For this I have thought I will need seven “virtues” to properly border us as Americans along two-dimensionality (national borders), but extra-dimensionally (transcending contemporary thought, and also through-out time). This means that this a common identity in 2010, and that it would be common in 1810, or even 2210.
So here’s the construct:
I am using a blend of Biblical and Classical notions here: meaning the square and the triangle are important shapes. These are important to builders; and I am thinking Masons here; not the creepy Dan Brown Masons, but the real notion of construction. We have to use the triangle here, because the treble virtues of New Testament Christianity inform our civilizational experience; “Faith, Hope, and Charity,” in their ancient application and definition are what we are looking for. I invite any helpful definitions; and references to any of this concepts here or hereafter mentioned.
The four “Earthly” virtues are much more difficult to define. They are what bind us terrestrially in governmental order and polity. Using a square bounded by four sides, but also thinking cardinal directions on a compass point, and using Aristotle’s notion of “four cardinal virtues,” as the point of departure here, I am thinking we are bounded by four notions. (I also realize I may be stretching the boundaries of some of the traditional definitions here).
Side One: Aristotle’s Four Classical Virtues: Moderation; Justice; Courage; and Wisdom. It is a little cute to add another square to as a border; but really when you think that this represents the Aristotelian notion of civic virtue in a citizen; there is some elegance to this that can be stretched and defined later.
Side Two: Enterprise: My love for Star Trek not withstanding (although in the Original we see Three main characters combining to live by the standards of the Four Aristotelian virtues-so it fits quite nicely); the notion of risk-taking, adventure, exploration, wanderlust, entrepreneurship, experimentation, and tinkering are so much a part of who we are this seems self-evident.

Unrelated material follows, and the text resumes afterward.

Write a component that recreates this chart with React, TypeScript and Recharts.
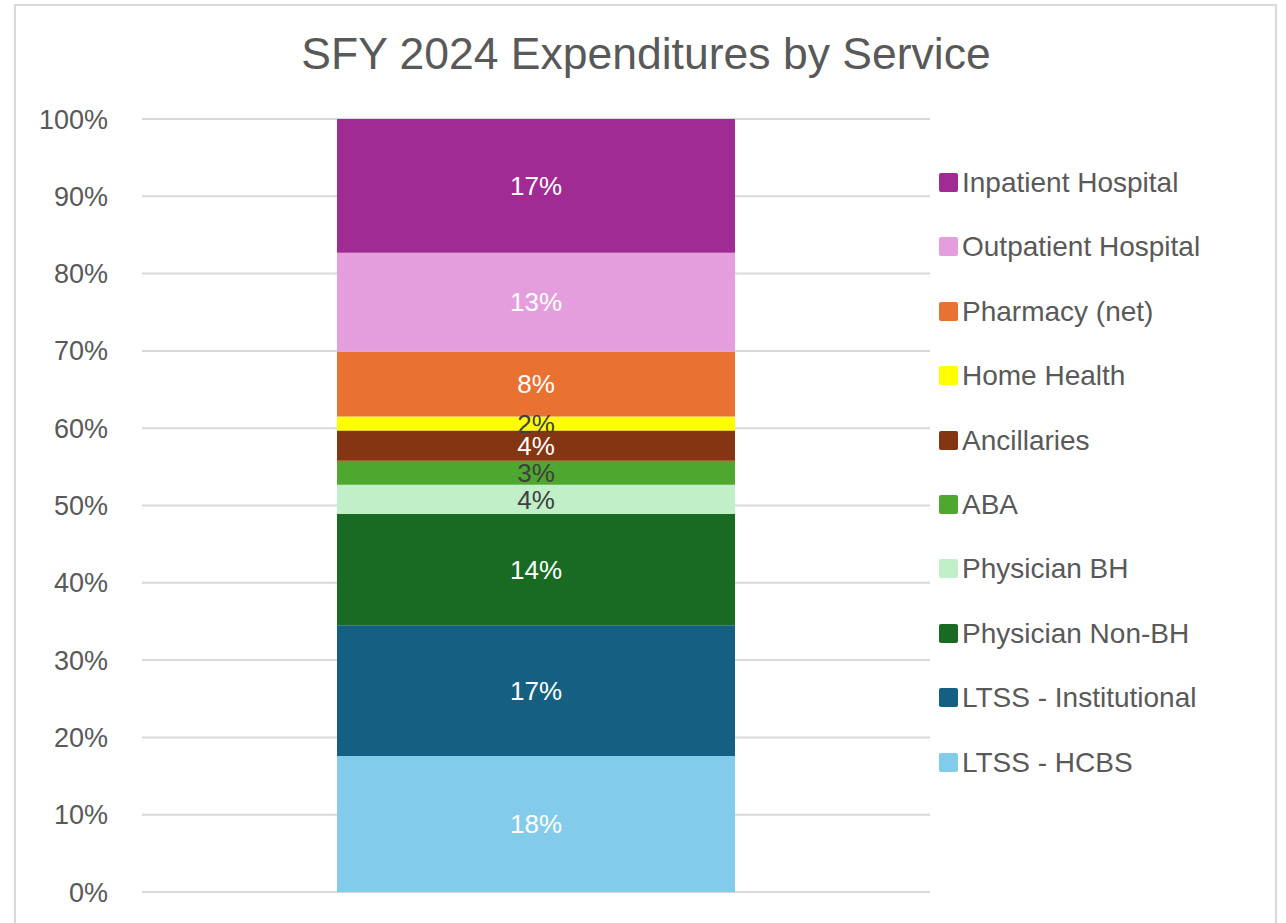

Side Three: Prudence: Again; this is more of a collective concept. Rational discourse; thoughtful application; or problem-solving through Ratiocination. This is deeper than the short-term criticism of our “sound-bite” media; or many of the folks who attend minor-league baseball games. This is still reliant on a rational-choice theory; and perhaps even collective action theory. So all you economists, chime in.
Side Four: Republicanism: The notion of liberty, equality, and confraternity that is so important in our thinking and feeling.
***
I need to credit a work of remarkable erudition, and accessibility that came out this summer by American diplomat, Charles Hill, entitled, Grand Strategies: Literature, Statecraft, and World Order. Many of these ideas are given words and a base from his work; but many others have been crafted through two National Academies, and a week at Montpelier and conversations with Tim Moore, David Richmond, Justice Susan Leeson at Morro Bay, California last summer. And lastly, I must credit a wonderful patio bar discussion with my dear friend Mike Williams, who gave grounding to undisciplined thought and forced me to articulate my ideas in a disciplined way. Lastly thanks to Will Harris for reminding us to cultivate “Makers” Knowledge. Any logical leaps here are my fault, but I hope you can help me make the connections.